In Byteland they have a very strange monetary system. Each Bytelandian gold coin has an integer number written on it. A coin $$n$$ can be exchanged in a bank into three coins: $$\frac{n}{2}$$, $$\frac{n}{3}$$ and $$\frac{n}{4}$$. These three numbers are rounded down, since the banks have to make a profit somehow.
You can also sell Bytelandian coins for euros with exchange rate is 1:1, but you can not buy Bytelandian coins. You have one Bytelandian gold coin. What is the maximum amount of euros you can get for it?
Write a function maximumEuros that takes an integer written on a Bytelandian gold coin. The function must return the maximum number of euros you can make using the given gold coin.
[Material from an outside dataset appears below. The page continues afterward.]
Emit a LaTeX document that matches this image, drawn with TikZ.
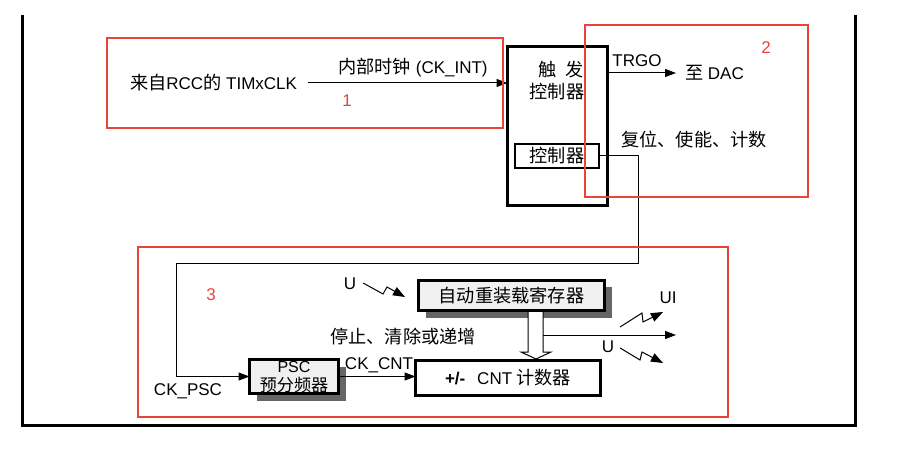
\documentclass[tikz,border=0pt]{standalone}
\usepackage{fontspec}
\setmainfont{Liberation Sans}
\newfontfamily\cjkf{Noto Sans CJK SC}[Scale=1.07]
\newcommand{\zhs}[1]{{\cjkf #1}}
\usetikzlibrary{arrows.meta,calc,shadows}
\definecolor{redbox}{HTML}{E8443A}
\definecolor{boxgray}{HTML}{F0F0F0}
\definecolor{shadowgray}{HTML}{666666}
\begin{document}
\begin{tikzpicture}[x=1pt,y=-1pt,
  every node/.style={font=\fontsize{17}{16}\selectfont, inner sep=0pt, outer sep=0pt},
  shadowbox/.style={draw, line width=3pt, fill=boxgray,
     drop shadow={shadow xshift=7pt, shadow yshift=-7pt, fill=shadowgray, opacity=1}},
  conn/.style={line width=1pt, -{Triangle[length=11pt,width=8pt]}},
  bolt/.style={line width=1pt, -{Triangle[length=12pt,width=9pt]}},
  redframe/.style={draw=redbox, line width=2.7pt},
  redlabel/.style={text=redbox},
  smalltext/.style={font=\fontsize{16}{16}\selectfont}
]
\useasboundingbox (0,0) rectangle (902,454);

% outer frame
\draw[line width=3pt] (22,15) -- (22,425) -- (855,425) -- (855,15);

% trigger controller
\node[draw, line width=3pt, minimum width=100pt, minimum height=159pt] (trig) at (557.5,126) {};
\node (trig1) at (561,70) {\zhs{触\hspace{0.45em}发}};
\node (trig2) at (557,92) {\zhs{控制器}};
\node[draw, line width=2.5pt, minimum width=84pt, minimum height=24pt] (ctrl) at (557,156) {\zhs{控制器}};

% source clock
\node[anchor=east] (src) at (297,83) {\zhs{来自}RCC\zhs{的} TIMxCLK};
\node (ckint) at (413,68) {\zhs{内部时钟} (CK\_INT)};
\draw[conn] ([xshift=11pt]src.east) -- (src.east -| trig.west);

% TRGO
\node[anchor=west] (dac) at (685,73) {\zhs{至} DAC};
\node (trgo) at (637,61) {TRGO};
\draw[conn] (dac.west -| trig.east) -- ([xshift=-9pt]dac.west);
\node (rst) at (694,140) {\zhs{复位、使能、计数}};

% bottom blocks
\node[shadowbox, minimum width=186pt, minimum height=30pt] (arr) at (511.5,295.5) {\zhs{自动重装载寄存器}};
\node[shadowbox, minimum width=89pt, minimum height=34pt] (psc) at (294,376.5) {};
\node[smalltext] (psc1) at (294,367) {PSC};
\node[smalltext] (psc2) at (294,385.5) {\zhs{预分频器}};
\node[draw, line width=3pt, fill=white, minimum width=185pt, minimum height=35pt] (cnt) at (508,378) {\textbf{+/-}\hspace{0.7em}CNT\hspace{0.25em}\zhs{计数器}};

\node (stop) at (403,337) {\zhs{停止、清除或递增}};
\node (ckpsc) at (188,391) {CK\_PSC};
\node (ckcnt) at (379,365) {CK\_CNT};

% controller -> PSC
\coordinate (c1) at (638,264);
\coordinate (c2) at (176,264);
\draw[conn] (ctrl.east) -| (c1) -- (c2) |- (psc.west);

% PSC -> CNT
\draw[conn] (psc.east) -- (psc.east -| cnt.west);

% hollow transfer arrow ARR -> CNT
\draw[line width=1pt, fill=white, line join=miter]
  (528,312) -- (528,352) -- (521,352) -- (536,359) -- (551,352) -- (543,352) -- (543,312);

% output line
\coordinate (outstart) at (543,335);
\coordinate (outend) at (676,335);
\draw[conn] (outstart) -- (outend);

% U bolts
\node (u1) at (350,284) {U};
\draw[bolt] ($(u1.east)+(7,-1)$) -- (383,294) -- (387,287) -- (405,297);
\node (ui) at (668,298) {UI};
\draw[bolt] (620,327) -- (642,313) -- (643,322) -- (663,312);
\node (u2) at (608,347) {U};
\draw[bolt] ($(u2.east)+(6,1)$) -- (640,360) -- (642,352) -- (663,363);

% red annotation frames
\draw[redframe] (107,38) rectangle (503,128);
\node[redlabel] (l1) at (347,101) {1};
\draw[redframe] (585,25) rectangle (808,197);
\node[redlabel] (l2) at (766,48) {2};
\draw[redframe] (138,247) rectangle (728,417);
\node[redlabel] (l3) at (211,295) {3};
\end{tikzpicture}
\end{document}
>>> euros(12) 13 >>> euros(2) 2
If we write the Bytelandian currency as $$\mathscr{B}$$, then you can exchange $$\mathscr{B}12$$ into $$\mathscr{B}6$$, $$\mathscr{B}4$$ and $$\mathscr{B}3$$, and then change these into €6 + €4 + €3 = €13.
If you try changing the $$\mathscr{B}2$$ coin into three smaller coins, you will get $$\mathscr{B}1$$, $$\mathscr{B}0$$ and $$\mathscr{B}0$$, and later you can get no more than €1 out of them. It is better to just change the $$\mathscr{B}2$$ coin directly into €2.